PIACT, PIANH, PIANJ And PIANY: Agents Find Insurance Markets Softening, Mostly
Glenmont, NY - A recent survey of insurance agents in four states shows general improvement of availability for 15 classes of insurance that experienced market constriction several years ago. Bucking the trend toward greater availability were the liability market for contractors and the homeowners market in the states' coastal areas. The survey also confirmed that insurers are competing much more avidly for even average drivers in the current, improved personal auto insurance sector.
A total of 505 agencies participated in the membership survey, undertaken jointly by the Professional Insurance Agents of Connecticut (55 agencies); New Hampshire (20 agencies); New Jersey (155); and New York State (275). The organizations last conducted a similar survey in the spring of 2002, when insurance markets were reeling from the impact of typical cyclical constriction, compounded by the catastrophic losses of Sept. 11, 2001.
The four state associations selected 15 insurance lines where market disruption had been reported on an anecdotal basis and asked members to rate market conditions on a scale from 1-"highly competitive" to 5-"impossible to place" (except in state-sponsored residual markets, if any). Intermediate choices included 2-"somewhat competitive;" 3 "adequate market, some underwriting selectivity;" and 4-"difficult market."
"Our survey results confirm what we have heard anecdotally, that the property/casualty insurance market has opened up in the past couple of years, even for hard-to-place insurance risks," said Ellen Kiehl, Ph.D., assistant executive director at PIACT, PIANH, PIANJ and PIANY. "Agents in both Connecticut and New Hampshire gave better availability ratings to 11 of the 15 classes, while agents in New Jersey and New York gave better ratings to 10 classes, compared to ratings in the 2002 survey. New Hampshire and Connecticut agents rated four classes as less available than three years ago. Three classes got worse ratings in New Jersey and two in New York than in 2002, with two classes in New Jersey and three in New York rated the same in both years."
Agents in every state said it is tougher to get general liability coverage for general contractors. In New York the rating went from 4.2 to 4.5. New York's contractors have been told that insurers are reluctant to provide liability coverage due to the state's Labor Law provisions that can hold contractors to an absolute liability standard for some accidents. However, agents also reported tighter general liability markets for general contractors in Connecticut (4.5 versus 3.9 in 2002); New Hampshire (4.6 versus 4.5); and New Jersey (4.4 versus 4).

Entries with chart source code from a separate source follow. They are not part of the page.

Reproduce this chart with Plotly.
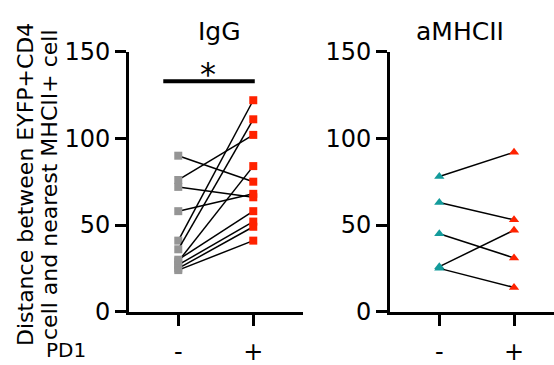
import plotly.graph_objects as go

# ---- data ----
categories = ["-", "+"]
igg_minus = [90, 76, 72, 58, 41, 36, 29, 30, 27, 25, 24]
igg_plus = [75, 102, 66, 68, 122, 111, 84, 58, 52, 49, 41]
mhc_minus = [78, 63, 45, 26, 25]
mhc_plus = [92, 53, 31, 47, 14]
yticks = [0, 50, 100, 150]
panel_titles = ["IgG", "aMHCII"]
ytitle_lines = ["Distance between EYFP+CD4", "cell and nearest MHCII+ cell"]
group_label = "PD1"
sig_y = 133
sig_text = "*"

GRAY = "#959595"
RED = "#FF2200"
TEAL = "#139B9B"
FONT = "DejaVu Sans, Liberation Sans, Arial, sans-serif"

W, H = 554, 365
fig = go.Figure()

for m, p in zip(igg_minus, igg_plus):
    fig.add_trace(go.Scatter(
        x=[0, 1], y=[m, p], mode="lines+markers", xaxis="x", yaxis="y",
        line=dict(color="black", width=1.5),
        marker=dict(symbol="square", size=8, color=[GRAY, RED]),
        cliponaxis=False, showlegend=False, hoverinfo="skip"))

for m, p in zip(mhc_minus, mhc_plus):
    fig.add_trace(go.Scatter(
        x=[0, 1], y=[m, p], mode="lines+markers", xaxis="x2", yaxis="y2",
        line=dict(color="black", width=1.5),
        marker=dict(symbol="triangle-up", size=9, color=[TEAL, RED]),
        cliponaxis=False, showlegend=False, hoverinfo="skip"))

def px_x(v):
    return v / W

def px_y(v):
    return (H - v) / H

ydom = [px_y(311.7), px_y(51.7)]
axis_common = dict(showgrid=False, zeroline=False, showline=True, linecolor="black",
                   linewidth=3, ticks="outside", tickwidth=3, ticklen=11, tickcolor="black",
                   automargin=False,
                   tickfont=dict(family=FONT, size=24, color="black"))
yaxis_common = dict(showgrid=False, zeroline=False, showline=True, linecolor="black",
                    linewidth=3, ticks="outside", tickwidth=3, ticklen=11, tickcolor="black",
                    automargin=False,
                    tickfont=dict(family=FONT, size=24, color="black"),
                    range=[0, 150], tickvals=yticks, domain=ydom)

def note(text, x, y, size, angle=0):
    return dict(text=text, x=px_x(x), y=px_y(y), xref="paper", yref="paper",
                xanchor="center", yanchor="middle", textangle=angle,
                showarrow=False, font=dict(family=FONT, size=size, color="black"))

fig.update_layout(
    template="none",
    width=W, height=H, margin=dict(l=0, r=0, t=0, b=0, pad=0),
    paper_bgcolor="white", plot_bgcolor="white",
    xaxis=dict(domain=[px_x(129), px_x(303)], range=[-0.657, 1.663],
               tickvals=[0, 1], ticktext=categories, anchor="y",
               ticklabelstandoff=5, **axis_common),
    yaxis=dict(anchor="x", **yaxis_common),
    xaxis2=dict(domain=[px_x(390), 1.0], range=[-0.66, 1.535],
                tickvals=[0, 1], ticktext=categories, anchor="y2",
                ticklabelstandoff=5, **axis_common),
    yaxis2=dict(anchor="x2", **yaxis_common),
    shapes=[dict(type="line", xref="x", yref="y", x0=-0.2, x1=1.02, y0=sig_y, y1=sig_y,
                 line=dict(color="black", width=4))],
    annotations=[
        note(panel_titles[0], 219, 32, 25),
        note(panel_titles[1], 460, 32, 25),
        note(ytitle_lines[0], 25, 185, 22, -90),
        note(ytitle_lines[1], 49, 185, 22, -90),
        note(group_label, 66, 350, 20),
        dict(text=sig_text, x=0.4, y=sig_y, xref="x", yref="y", yanchor="bottom",
             xanchor="center", yshift=-14, showarrow=False,
             font=dict(family=FONT, size=32, color="black")),
    ],
)

fig.write_html("out.html", config={"displayModeBar": False, "staticPlot": True},
               post_script="document.body.style.margin='0px';document.body.style.padding='0px';")
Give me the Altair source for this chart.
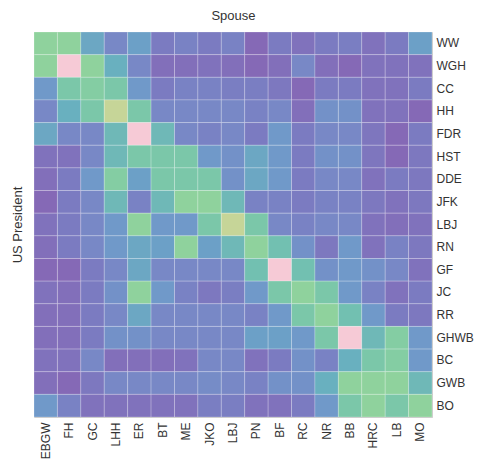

In all four states, this is now the tightest-rated class, replacing long-haul trucking. Truckers were the most difficult class in 2002 in all but New Hampshire, where they tied with general contractors at 4.5 for that distinction.
In three of the four states liability markets for artisan contractors tightened as well, though not to the same extremes as general contractors. All but New Hampshire agents rated artisans harder to insure but not (except in New York) approaching "difficult market" territory. Still, artisans faced tougher going in Connecticut (3 versus 2.9 in 2002); New Jersey (2.9 versus 2.8) and New York (3.8 versus 3.3).
Coastal homeowners also failed to benefit from the trend toward more competition except in New Hampshire, where agents rated this class significantly better than three years ago (3.8 versus 4.3). But the class was rated harder to insure in Connecticut (3.9 versus 3.7) and New Jersey (4.2 versus 4.1) and stayed the same in New York (4.1).
The PIA associations' survey picked up on a strong spurt of competition for personal auto business that extends even to the standard and nonstandard classes. Preferred drivers were not among PIA's 15 hard-to-place classes. All states reported better availability for standard auto. The rating fell to 1.8 in both Connecticut (from 2) and New Hampshire (from 2.2). The change was more dramatic in New Jersey, where standard personal auto was rated 2.3 (down from 3.7) and New York, at 2 (down from 2.8).
Even nonstandard drivers benefited from improved markets, gaining ground in New Hampshire (2.2 versus 2.5 in 2002); Connecticut (2.3 versus 2.4); New Jersey (3.1 versus 3.3) and New York (2.4 versus 3.2). The improvements in New Jersey and New York personal auto market ratings by PIA members corroborate other evidence of significant changes in these states, where regulatory changes and vigorous anti-fraud efforts have led to better underwriting results and (in New Jersey) new players entering the market.